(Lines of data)
::::::

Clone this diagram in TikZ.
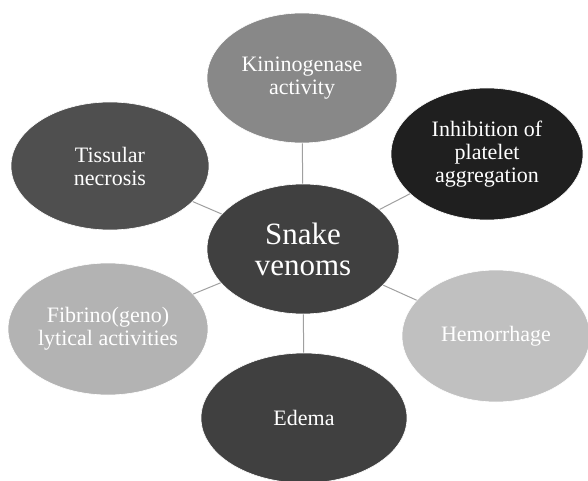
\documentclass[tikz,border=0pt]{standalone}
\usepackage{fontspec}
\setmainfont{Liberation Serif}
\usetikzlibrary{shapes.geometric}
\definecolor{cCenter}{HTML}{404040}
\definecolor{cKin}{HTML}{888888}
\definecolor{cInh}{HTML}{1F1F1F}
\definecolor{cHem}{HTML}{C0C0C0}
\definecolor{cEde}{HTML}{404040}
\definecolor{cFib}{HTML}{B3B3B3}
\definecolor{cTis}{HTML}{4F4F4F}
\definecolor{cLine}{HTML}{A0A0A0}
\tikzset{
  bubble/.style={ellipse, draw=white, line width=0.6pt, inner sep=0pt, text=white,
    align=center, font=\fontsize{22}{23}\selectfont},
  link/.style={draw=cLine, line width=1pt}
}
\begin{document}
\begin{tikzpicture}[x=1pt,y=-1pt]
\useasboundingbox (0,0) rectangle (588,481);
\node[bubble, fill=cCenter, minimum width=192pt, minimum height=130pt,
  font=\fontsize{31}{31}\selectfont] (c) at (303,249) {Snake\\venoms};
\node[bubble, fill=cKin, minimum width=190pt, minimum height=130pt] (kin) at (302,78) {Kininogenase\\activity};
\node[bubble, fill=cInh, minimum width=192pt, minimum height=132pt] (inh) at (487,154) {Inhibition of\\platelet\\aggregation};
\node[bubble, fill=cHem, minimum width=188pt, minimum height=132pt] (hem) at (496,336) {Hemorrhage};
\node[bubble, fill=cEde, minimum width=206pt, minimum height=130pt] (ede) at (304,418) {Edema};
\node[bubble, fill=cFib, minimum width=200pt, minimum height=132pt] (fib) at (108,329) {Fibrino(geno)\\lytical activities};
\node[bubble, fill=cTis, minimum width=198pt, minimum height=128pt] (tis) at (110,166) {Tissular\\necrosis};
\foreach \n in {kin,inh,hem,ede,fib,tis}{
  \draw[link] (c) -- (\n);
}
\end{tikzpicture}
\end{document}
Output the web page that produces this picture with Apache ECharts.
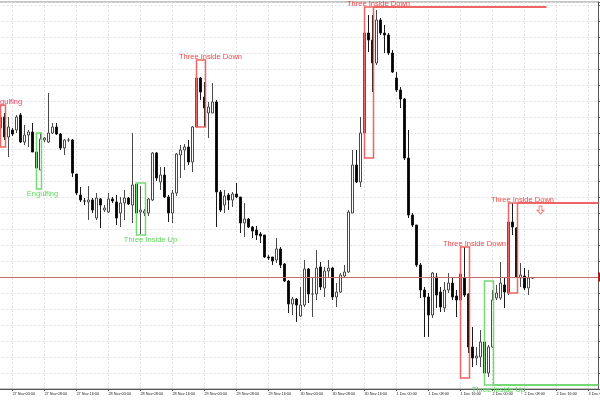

::::::

The request
The data should be printed again unchanged; leave its pictures out.

Task result
Clone this diagram in TikZ.
\documentclass[tikz,border=0pt]{standalone}
\usepackage{fontspec}
\setmainfont{Liberation Serif}
\usetikzlibrary{shapes.geometric}
\definecolor{cCenter}{HTML}{404040}
\definecolor{cKin}{HTML}{888888}
\definecolor{cInh}{HTML}{1F1F1F}
\definecolor{cHem}{HTML}{C0C0C0}
\definecolor{cEde}{HTML}{404040}
\definecolor{cFib}{HTML}{B3B3B3}
\definecolor{cTis}{HTML}{4F4F4F}
\definecolor{cLine}{HTML}{A0A0A0}
\tikzset{
  bubble/.style={ellipse, draw=white, line width=0.6pt, inner sep=0pt, text=white,
    align=center, font=\fontsize{22}{23}\selectfont},
  link/.style={draw=cLine, line width=1pt}
}
\begin{document}
\begin{tikzpicture}[x=1pt,y=-1pt]
\useasboundingbox (0,0) rectangle (588,481);
\node[bubble, fill=cCenter, minimum width=192pt, minimum height=130pt,
  font=\fontsize{31}{31}\selectfont] (c) at (303,249) {Snake\\venoms};
\node[bubble, fill=cKin, minimum width=190pt, minimum height=130pt] (kin) at (302,78) {Kininogenase\\activity};
\node[bubble, fill=cInh, minimum width=192pt, minimum height=132pt] (inh) at (487,154) {Inhibition of\\platelet\\aggregation};
\node[bubble, fill=cHem, minimum width=188pt, minimum height=132pt] (hem) at (496,336) {Hemorrhage};
\node[bubble, fill=cEde, minimum width=206pt, minimum height=130pt] (ede) at (304,418) {Edema};
\node[bubble, fill=cFib, minimum width=200pt, minimum height=132pt] (fib) at (108,329) {Fibrino(geno)\\lytical activities};
\node[bubble, fill=cTis, minimum width=198pt, minimum height=128pt] (tis) at (110,166) {Tissular\\necrosis};
\foreach \n in {kin,inh,hem,ede,fib,tis}{
  \draw[link] (c) -- (\n);
}
\end{tikzpicture}
\end{document}
Output the web page that produces this picture with Apache ECharts.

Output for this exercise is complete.